A Washington, un porte-parole du Pentagone, le colonel David Lapan, a déclaré que l'Otan n'avait pas demandé aux Etats-Unis de reprendre leurs attaques en Libye.
Les ministres italien, français et britannique de la Défense se réunissent par ailleurs dans la soirée à Rome pour examiner aussi les moyens d'accentuer la pression militaire sur Kadhafi. L'Italie n'a pas exclu de se joindre aux opérations.
L'Otan, qui a intensifié ses attaques aériennes durant le week-end autour de Misrata et d'Ajdabiah, détruisant plusieurs chars des forces kadhafistes, rejette les critiques des Français et des Britanniques.
Dans un communiqué, elle souligne qu'elle "mène avec vigueur ses opérations militaires en Libye dans le cadre du mandat qui lui a été attribué" et que "le rythme des opérations est déterminé par la nécessité de protéger la population civile".
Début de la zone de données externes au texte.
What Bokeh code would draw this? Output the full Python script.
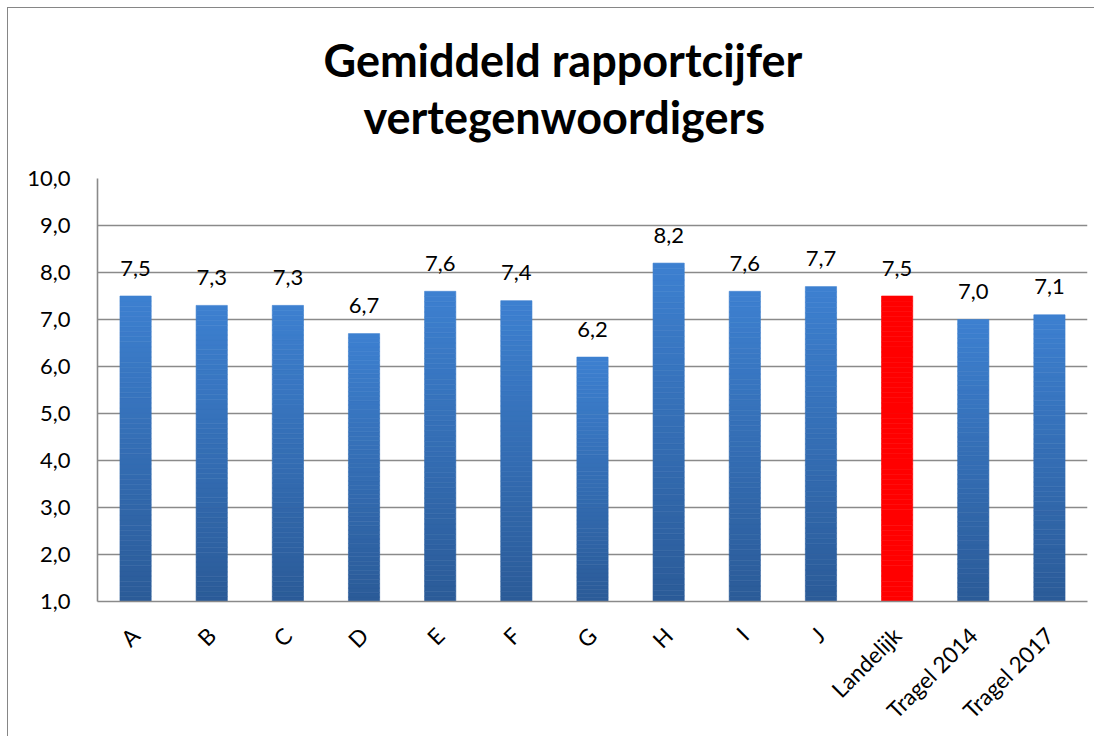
from math import pi
from bokeh.plotting import figure
from bokeh.models import Range1d, FixedTicker, Title, ColumnDataSource
from bokeh.core.properties import value
from bokeh.embed import file_html
from bokeh.resources import INLINE

# ---- data ----
categories = ["A", "B", "C", "D", "E", "F", "G", "H", "I", "J",
              "Landelijk", "Tragel 2014", "Tragel 2017"]
scores = [7.5, 7.3, 7.3, 6.7, 7.6, 7.4, 6.2, 8.2, 7.6, 7.7, 7.5, 7.0, 7.1]
highlight = "Landelijk"
y_ticks = [1, 2, 3, 4, 5, 6, 7, 8, 9, 10]
title_lines = ["Gemiddeld rapportcijfer", "vertegenwoordigers"]

FONT = "Lato"
Y0 = y_ticks[0]

# ---- gradient slices (derived from the data) ----
N = 60
top_rgb = (61, 128, 208)
bot_rgb = (43, 91, 152)
xs, bottoms, tops, colors = [], [], [], []
for c, v in zip(categories, scores):
    for k in range(N):
        b = Y0 + (v - Y0) * k / N
        t = Y0 + (v - Y0) * (k + 1) / N
        xs.append(c)
        bottoms.append(b)
        tops.append(t)
        if c == highlight:
            colors.append("#ff0000")
        else:
            f = (k + 0.5) / N
            rgb = tuple(int(round(bot_rgb[j] + (top_rgb[j] - bot_rgb[j]) * f)) for j in range(3))
            colors.append("#%02x%02x%02x" % rgb)

src = ColumnDataSource(dict(x=xs, bottom=bottoms, top=tops, color=colors))
lab = ColumnDataSource(dict(x=categories, y=scores,
                            t=[("%.1f" % v).replace(".", ",") for v in scores]))

p = figure(x_range=categories, y_range=Range1d(Y0, y_ticks[-1]),
           width=1094, height=736, output_backend="svg", toolbar_location=None,
           min_border_left=97, min_border_right=7, min_border_top=178,
           min_border_bottom=133)
p.styles = {"box-shadow": "inset 7px 7px 0 0 white, inset 8px 8px 0 0 #868686"}
p.outline_line_color = None
p.background_fill_color = "white"
p.border_fill_color = None

p.vbar(x="x", bottom="bottom", top="top", width=0.41, source=src,
       fill_color="color", line_color="color", line_width=0.6)

p.text(x="x", y="y", text="t", source=lab, text_align="center",
       text_baseline="alphabetic", y_offset=-28, text_font=value(FONT),
       text_font_size="22px", text_color="black")

# axes
p.yaxis.ticker = FixedTicker(ticks=y_ticks)
p.yaxis.major_label_overrides = {t: ("%.1f" % t).replace(".", ",") for t in y_ticks}
for ax in (p.xaxis, p.yaxis):
    ax.major_tick_line_color = None
    ax.minor_tick_line_color = None
    ax.axis_line_color = "#8a8a8a"
    ax.axis_line_width = 1.6
    ax.major_label_text_font = FONT
    ax.major_label_text_color = "black"
p.yaxis.major_label_text_font_size = "22px"
p.xaxis.major_label_text_font_size = "22.5px"
p.yaxis.major_label_standoff = 21
p.xaxis.major_label_standoff = 24
p.xaxis.major_label_orientation = pi / 4

p.xgrid.grid_line_color = None
p.ygrid.grid_line_color = "#8a8a8a"
p.ygrid.grid_line_width = 1.6

# title (two lines, centred on the whole chart)
p.title = None
t2 = Title(text=title_lines[1], align="left", offset=266, text_font=FONT,
           text_font_size="45px", text_font_style="bold", text_color="black",
           text_line_height=1.0, standoff=70)
t1 = Title(text=title_lines[0], align="left", offset=226, text_font=FONT,
           text_font_size="45px", text_font_style="bold", text_color="black",
           text_line_height=1.0, standoff=-69)
p.add_layout(t2, "above")
p.add_layout(t1, "above")

open("out.html", "w").write(file_html(p, INLINE))
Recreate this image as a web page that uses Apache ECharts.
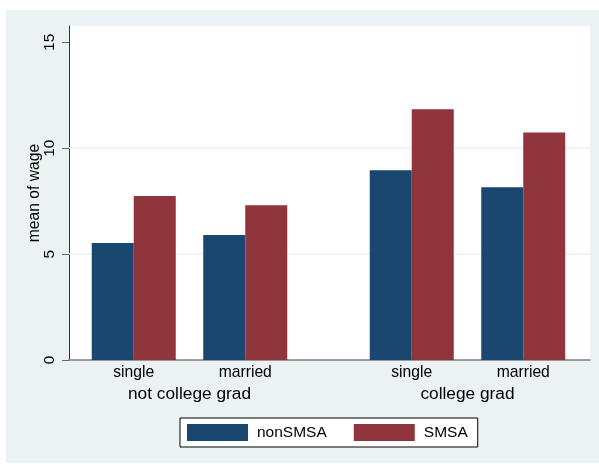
<!DOCTYPE html>
<html>
<head>
<meta charset="utf-8">
<script src="https://cdn.jsdelivr.net/npm/echarts@6/dist/echarts.min.js"></script>
<style>html,body{margin:0;padding:0;background:#fff}#c{width:599px;height:464px}</style>
</head>
<body>
<div id="c"></div>
<script>
var categories = ['single', 'married'];
var groups = ['not college grad', 'college grad'];
var seriesNames = ['nonSMSA', 'SMSA'];
var nonSMSA = [[5.53, 5.90], [8.96, 8.16]];
var SMSA = [[7.74, 7.31], [11.84, 10.74]];
var yTicks = [0, 5, 10, 15];
var yGrid = [5, 10];
var yMax = 15.77;

var FONT = 'Liberation Sans, Arial, Helvetica, sans-serif';
var NAVY = '#1a476f', MAROON = '#90353b', BG = '#eaf2f3';

var chart = echarts.init(document.getElementById('c'), null, {renderer: 'canvas'});

var grids = [{left: 69, top: 26, width: 521, height: 334, show: true, backgroundColor: '#ffffff', borderWidth: 0},
             {left: 78, top: 26, width: 223, height: 334},
             {left: 356, top: 26, width: 223, height: 334}];

var xAxes = [{gridIndex: 0, type: 'value', min: 0, max: 1,
              axisLine: {show: true, onZero: false, lineStyle: {color: '#7f7f7f', width: 1.5}},
              axisTick: {show: false}, axisLabel: {show: false}, splitLine: {show: false}}];
var yAxes = [{gridIndex: 0, type: 'value', min: 0, max: yMax,
              axisLine: {show: true, lineStyle: {color: '#333333', width: 1}},
              axisTick: {show: true, customValues: yTicks, length: 7, lineStyle: {color: '#666666'}},
              axisLabel: {customValues: yTicks, rotate: 90, margin: 11, fontSize: 15.5, color: '#000', fontFamily: FONT},
              splitLine: {show: false},
              name: 'mean of wage', nameLocation: 'middle', nameGap: 26, nameMoveOverlap: false,
              nameTextStyle: {fontSize: 15.7, color: '#000', fontFamily: FONT}}];
groups.forEach(function (g, i) {
  xAxes.push({gridIndex: i + 1, type: 'category', data: categories,
    axisLine: {show: false}, axisTick: {show: false},
    axisLabel: {fontSize: 15.7, color: '#000', margin: 5, fontFamily: FONT},
    name: g, nameLocation: 'middle', nameGap: 26, nameMoveOverlap: false,
    nameTextStyle: {fontSize: 17.3, color: '#000', fontFamily: FONT}});
  yAxes.push({gridIndex: i + 1, type: 'value', min: 0, max: yMax, show: false, splitLine: {show: false}});
});

var series = [{type: 'line', xAxisIndex: 0, yAxisIndex: 0, data: [], z: 1, silent: true,
  markLine: {silent: true, symbol: 'none', label: {show: false}, z: 1,
    lineStyle: {color: BG, type: 'solid', width: 1.5},
    data: yGrid.map(function (v) { return {yAxis: v}; })}}];
groups.forEach(function (g, i) {
  series.push({name: seriesNames[0], type: 'bar', xAxisIndex: i + 1, yAxisIndex: i + 1,
    data: nonSMSA[i], barWidth: 42, barGap: '0%', itemStyle: {color: NAVY}, z: 3});
  series.push({name: seriesNames[1], type: 'bar', xAxisIndex: i + 1, yAxisIndex: i + 1,
    data: SMSA[i], barWidth: 42, barGap: '0%', itemStyle: {color: MAROON}, z: 3});
});

chart.setOption({
  animation: false,
  backgroundColor: '#ffffff',
  graphic: [{type: 'rect', left: 6, top: 10, z: -100, shape: {width: 593, height: 453}, style: {fill: BG}, silent: true}],
  grid: grids,
  xAxis: xAxes,
  yAxis: yAxes,
  legend: {data: seriesNames, left: 180, top: 418, orient: 'horizontal',
    icon: 'rect', itemWidth: 61, itemHeight: 17, itemGap: 27,
    padding: [6, 10, 6, 7], backgroundColor: '#ffffff', borderColor: '#000000', borderWidth: 1,
    textStyle: {fontSize: 15.5, color: '#000', fontFamily: FONT, padding: [0, 0, 0, 4]}},
  series: series
});
</script>
</body>
</html>
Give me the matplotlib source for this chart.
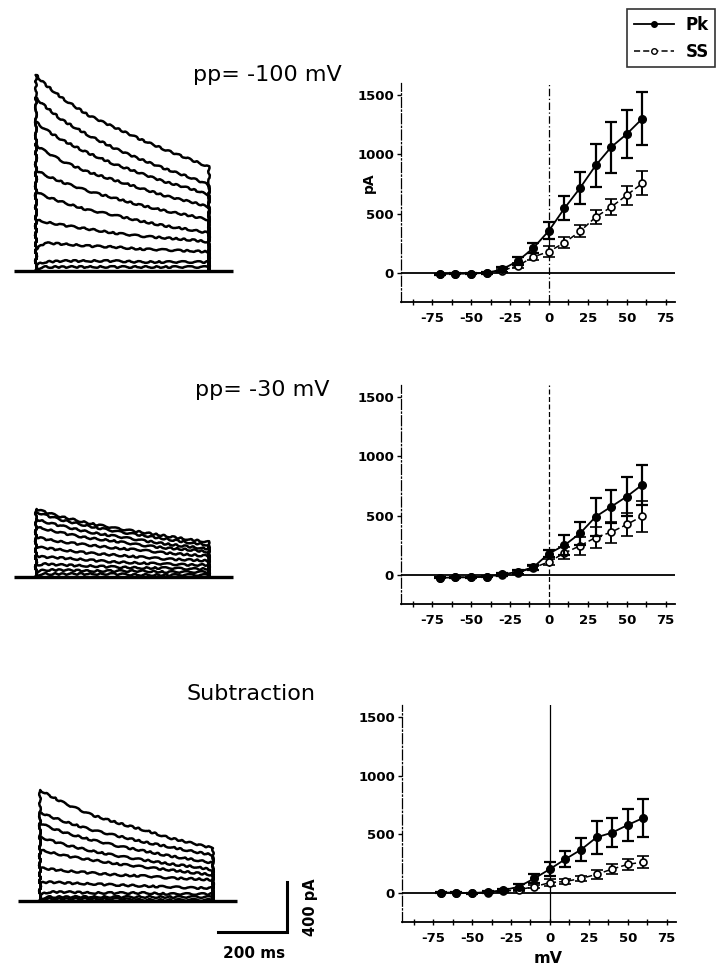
import numpy as np
import matplotlib
matplotlib.use("Agg")
import matplotlib.pyplot as plt
from matplotlib.lines import Line2D
from matplotlib.ticker import MultipleLocator
from matplotlib.font_manager import FontProperties

plt.rcParams["axes.unicode_minus"] = False

# ---- IV data (mV, pA) ----
mv = [-70, -60, -50, -40, -30, -20, -10, 0, 10, 20, 30, 40, 50, 60]

pk_100 = [-10, -5, -5, 0, 30, 100, 210, 355, 545, 715, 905, 1060, 1170, 1300]
pk_100_err = [5, 5, 5, 10, 20, 30, 45, 70, 100, 135, 180, 215, 200, 225]
ss_100 = [-10, -5, -5, 0, 20, 60, 135, 180, 255, 350, 470, 555, 655, 755]
ss_100_err = [5, 5, 5, 5, 10, 20, 30, 45, 45, 50, 60, 70, 80, 100]

pk_30 = [-25, -20, -20, -15, 5, 25, 65, 180, 250, 350, 490, 575, 660, 760]
pk_30_err = [5, 5, 5, 5, 10, 15, 20, 30, 85, 95, 160, 140, 165, 170]
ss_30 = [-25, -20, -20, -15, 0, 20, 60, 110, 185, 245, 315, 360, 425, 495]
ss_30_err = [5, 5, 5, 5, 5, 10, 15, 25, 50, 75, 90, 90, 100, 130]

pk_sub = [5, 5, 0, 10, 25, 55, 125, 205, 290, 370, 475, 515, 580, 640]
pk_sub_err = [5, 5, 5, 5, 10, 25, 40, 60, 65, 95, 140, 120, 135, 165]
ss_sub = [5, 5, 0, 5, 15, 30, 55, 90, 100, 125, 160, 205, 245, 265]
ss_sub_err = [5, 5, 5, 5, 5, 10, 15, 30, 20, 25, 40, 45, 45, 55]

# ---- current traces (pA) sampled at these times (ms) ----
t_ms = [0, 25, 75, 150, 225, 300, 375, 450, 500]

traces_100 = [
    [1568, 1496, 1384, 1248, 1152, 1056, 968, 888, 832],
    [1384, 1320, 1208, 1088, 984, 896, 816, 744, 688],
    [1192, 1136, 1048, 944, 856, 784, 712, 656, 608],
    [1008, 960, 880, 792, 728, 664, 600, 552, 512],
    [808, 768, 712, 640, 584, 528, 480, 440, 408],
    [632, 600, 552, 488, 448, 400, 360, 328, 304],
    [408, 392, 368, 336, 304, 280, 264, 248, 232],
    [176, 224, 216, 200, 192, 176, 168, 160, 152],
    [48, 72, 80, 80, 80, 72, 72, 72, 72],
    [16, 32, 32, 32, 32, 32, 32, 32, 32],
]

traces_30 = [
    [544, 520, 480, 432, 392, 360, 328, 296, 280],
    [520, 496, 456, 408, 368, 336, 304, 272, 256],
    [464, 440, 408, 360, 328, 296, 264, 240, 224],
    [400, 384, 352, 312, 288, 256, 232, 216, 200],
    [320, 304, 280, 256, 232, 216, 192, 176, 168],
    [240, 232, 216, 192, 176, 160, 144, 136, 128],
    [168, 160, 152, 136, 120, 112, 104, 96, 96],
    [96, 104, 96, 88, 80, 72, 72, 64, 64],
    [40, 56, 56, 48, 48, 48, 40, 40, 40],
    [16, 24, 24, 24, 24, 16, 16, 16, 16],
]

traces_sub = [
    [888, 848, 776, 688, 624, 568, 504, 456, 424],
    [712, 680, 632, 568, 520, 472, 432, 392, 368],
    [624, 592, 544, 488, 440, 400, 360, 328, 304],
    [512, 488, 448, 400, 360, 328, 296, 272, 248],
    [408, 392, 360, 328, 296, 272, 248, 224, 208],
    [264, 256, 240, 224, 208, 200, 184, 176, 168],
    [144, 152, 144, 136, 128, 120, 112, 104, 104],
    [48, 72, 72, 64, 64, 64, 56, 56, 56],
    [16, 32, 32, 32, 32, 32, 32, 32, 32],
    [8, 16, 16, 16, 16, 8, 8, 8, 8],
]

baseline_ms = [-65, 570]
bar_ms = 200
bar_pa = 400

# ---- layout ----
W, H = 723, 971
fig = plt.figure(figsize=(W / 100, H / 100), dpi=100)
PX_MS = 173 / 500
PX_PA = 50 / 400
TICKFONT = FontProperties(family="DejaVu Sans", weight="bold", size=9.5)


def px_axes(x0, y0, x1, y1):
    return fig.add_axes([x0 / W, 1 - y1 / H, (x1 - x0) / W, (y1 - y0) / H])


def trace_panel(box, t0, base, traces):
    ax = px_axes(*box)
    ax.set_xlim((box[0] - t0) / PX_MS, (box[2] - t0) / PX_MS)
    ax.set_ylim((base - box[3]) / PX_PA, (base - box[1]) / PX_PA)
    ax.axis("off")
    ax.plot(baseline_ms, [0, 0], color="black", lw=2.4, solid_capstyle="butt")
    for tr in traces:
        t = np.r_[0, t_ms, t_ms[-1]]
        y = np.r_[0, tr, 0]
        ln, = ax.plot(t, y, color="black", lw=1.8)
        ln.set_sketch_params(0.8, 12, 3)
    return ax


def iv_panel(box, pk, pk_err, ss, ss_err, zero_ls):
    ax = px_axes(*box)
    ax.set_xlim(-95, 81)
    ax.set_ylim(-245, 1600)
    for s in ("top", "right"):
        ax.spines[s].set_visible(False)
    ax.spines["left"].set_linestyle((0, (8, 2, 1, 2)))
    ax.spines["left"].set_linewidth(0.9)
    ax.spines["bottom"].set_linewidth(1.3)
    ax.axhline(0, color="black", lw=1.3)
    ax.axvline(0, color="black", lw=0.9, ls=zero_ls)
    ax.errorbar(mv, ss, yerr=ss_err, fmt="o", color="black", ms=5,
                mfc="white", mec="black", mew=1.2, ecolor="black",
                elinewidth=1.4, capsize=4, capthick=1.4, zorder=3)
    ax.plot(mv, ss, color="black", lw=1.1, ls=(0, (4, 2)), zorder=2)
    ax.errorbar(mv, pk, yerr=pk_err, fmt="o-", color="black", ms=5.5,
                lw=1.3, ecolor="black", elinewidth=1.6, capsize=4,
                capthick=1.6, zorder=4)
    ax.set_yticks([0, 500, 1000, 1500])
    ax.set_xticks([-75, -50, -25, 0, 25, 50, 75])
    ax.xaxis.set_minor_locator(MultipleLocator(12.5))
    ax.tick_params(axis="y", length=3, width=1, pad=2)
    ax.tick_params(axis="x", which="both", direction="inout", length=4,
                   width=1, pad=5)
    for lab in ax.get_xticklabels() + ax.get_yticklabels():
        lab.set_fontproperties(TICKFONT)
    return ax


trace_panel((0, 55, 245, 290), 36, 271, traces_100)
trace_panel((0, 470, 245, 600), 36, 577, traces_30)
ax_sub = trace_panel((0, 760, 340, 971), 40, 901, traces_sub)

# scale bars
corner_t = (287 - 40) / PX_MS
corner_y = (901 - 932) / PX_PA
ax_sub.plot([corner_t - bar_ms, corner_t, corner_t],
            [corner_y, corner_y, corner_y + bar_pa],
            color="black", lw=2.2, solid_joinstyle="miter")
fig.text(311 / W, 1 - 907 / H, "400 pA", rotation=90, ha="center",
         va="center", fontsize=10.5, weight="bold")
fig.text(254 / W, 1 - 953 / H, "200 ms", ha="center", va="center",
         fontsize=11, weight="bold")

iv_panel((401, 83, 675, 302), pk_100, pk_100_err, ss_100, ss_100_err,
         (0, (6, 2, 1, 2)))
iv_panel((401, 385, 675, 604), pk_30, pk_30_err, ss_30, ss_30_err,
         (0, (4, 2)))
iv_panel((402, 705, 676, 922), pk_sub, pk_sub_err, ss_sub, ss_sub_err, "-")

fig.text(369 / W, 1 - 183 / H, "pA", rotation=90, ha="center", va="center",
         fontsize=10, weight="bold")
fig.text(548 / W, 1 - 958 / H, "mV", ha="center", va="center",
         fontsize=11.5, weight="bold")

fig.text(267 / W, 1 - 75 / H, "pp= -100 mV", ha="center", va="center",
         fontsize=16)
fig.text(262 / W, 1 - 390 / H, "pp= -30 mV", ha="center", va="center",
         fontsize=16)
fig.text(251 / W, 1 - 694 / H, "Subtraction", ha="center", va="center",
         fontsize=16)

handles = [
    Line2D([], [], color="black", lw=1.3, marker="o", ms=4),
    Line2D([], [], color="black", lw=1.1, ls=(0, (4, 2)), marker="o", ms=4,
           mfc="white"),
]
leg = fig.legend(handles, ["Pk", "SS"], loc="upper left",
                 bbox_to_anchor=(627 / W, 1 - 9 / H), frameon=True,
                 fancybox=False, handlelength=2.4, handletextpad=0.7,
                 borderpad=0.4, labelspacing=0.55, borderaxespad=0,
                 prop=dict(weight="bold", size=12))
leg.get_frame().set_edgecolor("black")
leg.get_frame().set_linewidth(1.2)

fig.savefig("out.png", dpi=100)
La télévision publique libyenne a affirmé mardi qu'une attaque aérienne de l'Alliance sur la ville de Kikla, au sud de Tripoli, avait fait plusieurs morts dans la population civile.
"NOUVELLE SOMALIE" ?
L'ancien ministre libyen des Affaires étrangères Moussa Koussa, qui a rejoint la rébellion mais dit craindre que son pays ne devienne "une nouvelle Somalie", se rendra à Doha, la capitale du Qatar, pour rencontrer des membres du gouvernement qatari et des représentants libyens avant la seconde réunion mercredi du "groupe de contact" international sur la Libye.
Sur le front dans l'est du pays, l'artillerie de Kadhafi a bombardé mardi en milieu de journée l'entrée ouest d'Ajdabiah, sur la route de Benghazi. Les combats ont fait au moins trois morts parmi les rebelles dans la matinée.
Les rebelles ont annoncé avoir repoussé deux nouvelles attaques des kadhafistes contre Misrata, la troisième ville du pays, où un navire venu d'Italie est attendu pour évacuer des centaines de travailleurs immigrés, a annoncé l'Organisation internationale pour les migrations (OIM). Auparavant, il doit apporter de l'aide humanitaire à Benghazi.
Lundi, le Conseil national de transition (CNT), qui siège dans la capitale de la Cyrénaïque, a rejeté le plan de paix de l'Union africaine. "L'initiative de l'UA ne prévoit pas le départ de la scène politique de Mouammar Kadhafi et de ses fils, elle est donc caduque", a dit Moustafa Abdeldjeïl, président du CNT.
Dans une déclaration transmise au philosophe français Bernard-Henri Lévy à Benghazi et dont Reuters a obtenu copie, le CNT exhorte mardi la communauté internationale à faire preuve de fermeté face au régime de Kadhafi et à fournir des armes à la rébellion.
Interrogé sur BFM-TV, Saïf al Islam, fils du dirigeant libyen, a jugé ridicule toute idée de départ de son père. "Le départ du Guide ne changera rien car le peuple libyen ne permettra pas à ces bandes terroristes de diriger la Libye", a dit Saïf al Islam.
Amnesty International a accusé les troupes kadhafistes d'avoir commis des crimes de guerre. Des corps de combattants rebelles ont été découverts avec une balle dans la tête, les mains liées dans le dos. Les troupes de Kadhafi ont en outre délibérément attaqué des protestataires sans armes et des civils fuyant les combats, affirme l'ONG.